June 28, 2011

The Time Machine


Continuing my list of classics I decided I would read The Time Machine. Actually I didn't really decide anything, my buddy thrust it in my chest and said "read this." I wanted to love this book, actually I did love this book for the first 60 or 70 pages and then I really started to become indifferent towards it. I read the bulk of it in one sitting and by the end of that sitting it started to become boring so I put it down expecting that I was just suffering from plot overload and that I would come back and finish it in another sitting (since it is only like 95 pages). This, however, was not the case, I came back time and time again trying to beast the rest of it out and found myself unable.

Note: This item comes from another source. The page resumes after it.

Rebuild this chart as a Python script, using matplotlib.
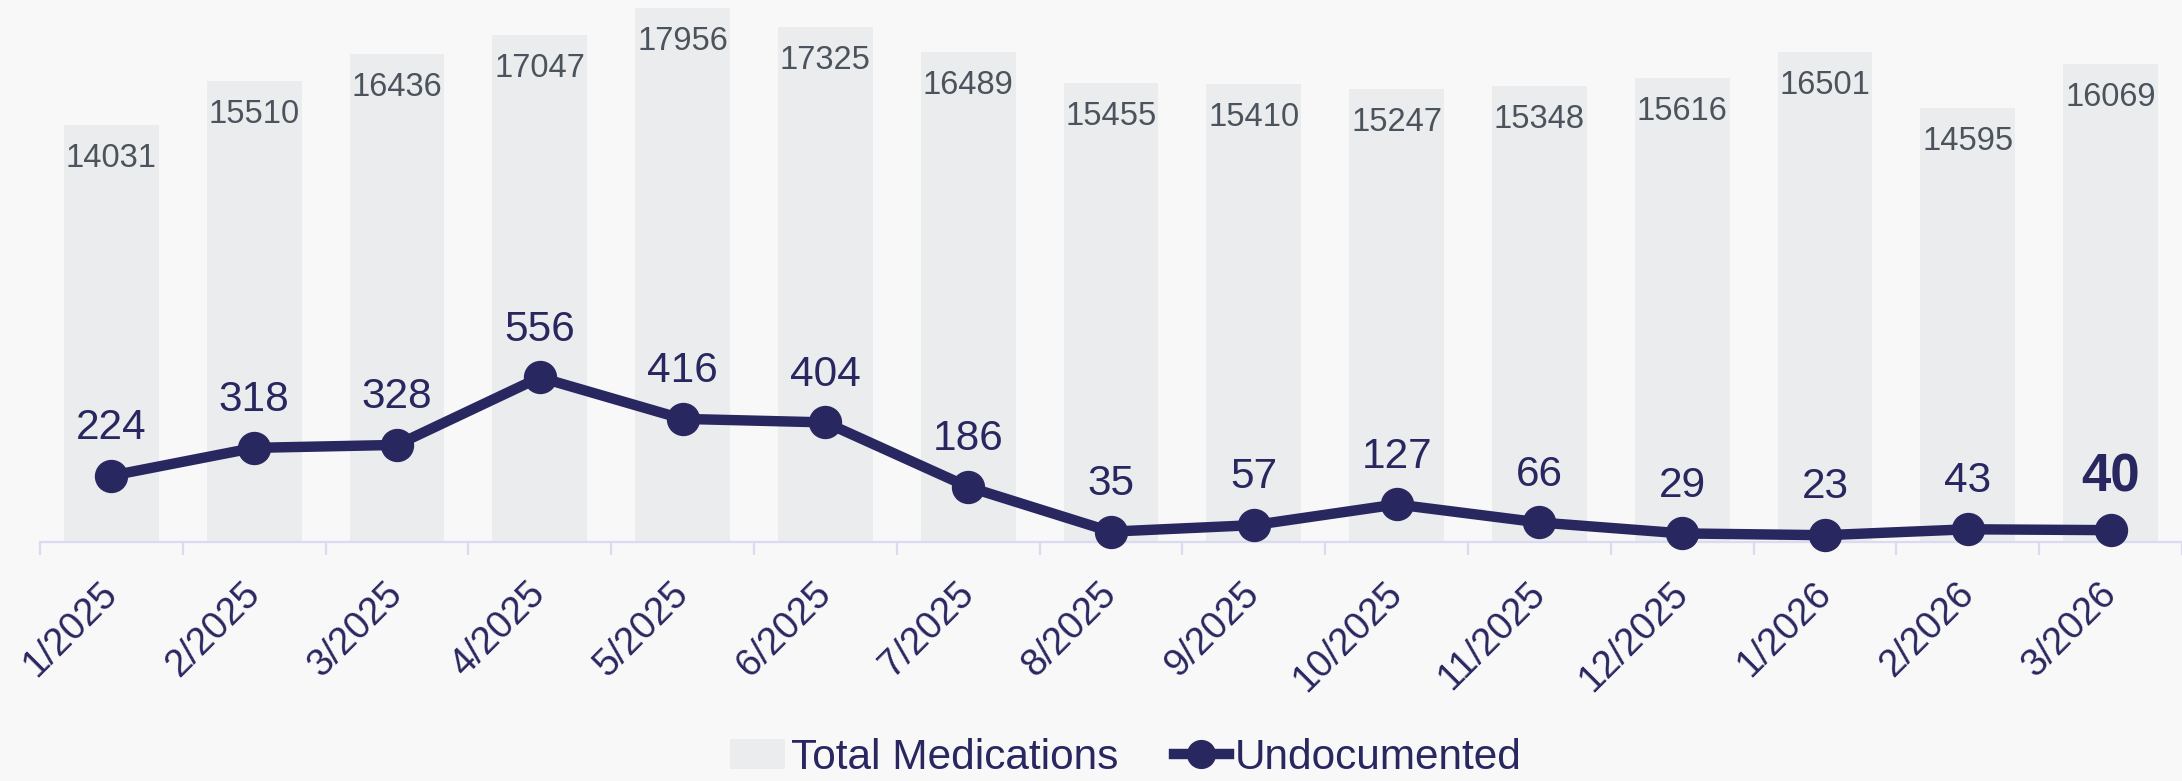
import matplotlib

matplotlib.use("Agg")
import matplotlib.pyplot as plt
import matplotlib.transforms as mtransforms
from matplotlib.lines import Line2D
from matplotlib.patches import Patch

months = ["1/2025", "2/2025", "3/2025", "4/2025", "5/2025", "6/2025", "7/2025",
          "8/2025", "9/2025", "10/2025", "11/2025", "12/2025", "1/2026",
          "2/2026", "3/2026"]
total_meds = [14031, 15510, 16436, 17047, 17956, 17325, 16489, 15455, 15410,
              15247, 15348, 15616, 16501, 14595, 16069]
undocumented = [224, 318, 328, 556, 416, 404, 186, 35, 57, 127, 66, 29, 23, 43, 40]

NAVY = "#29275f"
BAR = "#ebecee"
BG = "#f8f8f8"
AXIS = "#dcdaf0"
BAR_TXT = "#4b535c"

plt.rcParams["font.family"] = ["Liberation Sans", "DejaVu Sans"]

fig = plt.figure(figsize=(21.82, 7.81), dpi=100, facecolor=BG)
ax = fig.add_axes([40 / 2182, 1 - 542 / 781, 1 - 40 / 2182, 542 / 781])
ax.set_facecolor(BG)
x = list(range(len(months)))

bars = ax.bar(x, total_meds, width=0.665, color=BAR, zorder=1)
ax.set_ylim(0, 18237)
ax.set_xlim(-0.5, len(months) - 0.5)
for xi, v in zip(x, total_meds):
    ax.annotate(str(v), (xi, v), xytext=(0, -13), textcoords="offset points",
                ha="center", va="top", fontsize=23.5, color=BAR_TXT)

# undocumented counts on their own scale
ax2 = ax.twinx()
ax2.plot(x, undocumented, color=NAVY, lw=7.5, marker="o", ms=23,
         solid_joinstyle="round", zorder=3, clip_on=False)
ax2.set_ylim(0, 1831)
for i, (xi, v) in enumerate(zip(x, undocumented)):
    last = i == len(x) - 1
    ax2.annotate(str(v), (xi, v), xytext=(0, 20), textcoords="offset points",
                 ha="center", va="bottom", color=NAVY,
                 fontsize=38 if last else 30.5,
                 fontweight="bold" if last else "normal")

for a in (ax, ax2):
    for s in ("top", "left", "right"):
        a.spines[s].set_visible(False)
    a.set_yticks([])
ax2.spines["bottom"].set_visible(False)
ax.spines["bottom"].set_color(AXIS)
ax.spines["bottom"].set_linewidth(1.6)

ax.set_xticks(x)
ax.set_xticklabels(months, rotation=45, ha="right", va="top",
                   fontsize=27.5, color=NAVY)
ax.tick_params(axis="x", which="major", length=0, pad=24)
shift = mtransforms.ScaledTranslation(13 / 100, 0, fig.dpi_scale_trans)
for lbl in ax.get_xticklabels():
    lbl.set_transform(lbl.get_transform() + shift)
ax.set_xticks([i - 0.5 for i in range(len(months) + 1)], minor=True)
ax.tick_params(axis="x", which="minor", length=9, width=1.6, color=AXIS)

handles = [
    Patch(facecolor=BAR, edgecolor="none"),
    Line2D([], [], color=NAVY, lw=7.5, marker="o", ms=20),
]
fig.legend(handles, ["Total Medications", "Undocumented"], loc="center",
           bbox_to_anchor=(0.516, 0.03), ncol=2, frameon=False, fontsize=30.5,
           handlelength=1.3, handletextpad=0.15, columnspacing=1.3,
           labelcolor=NAVY)

fig.savefig("out.png", dpi=100, facecolor=BG)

The plot, like a good gravy thickened over time but like a sea of good gravy I found myself unable to wade through it. Bad similes aside the book became damn unreadable near the end. Right when you were expecting it to get good again it wrapped up with damn near no conflict which answers my questions when I watch movies and read books of "why didn't so and so just do this or just do that it would have made life easier. The time traveler did things the easy way and it worked out, huzzah, without being interesting at all. Also this book is damn boring. The man invents a time machine and finds a way to find, what must be, the most boring period in Earth's history.

1 comment:

  1. Oh man, I totally had a different reaction. I loved the book! I'd agree that it was slow, but I think it was slow at first and later on turned interesting. A solid, if dated, commentary on the then-growing divide between the upper class and the working class.

    I'm reading the Invisible Man right now (also Wells) and it's not quite as good - but it is equally as short!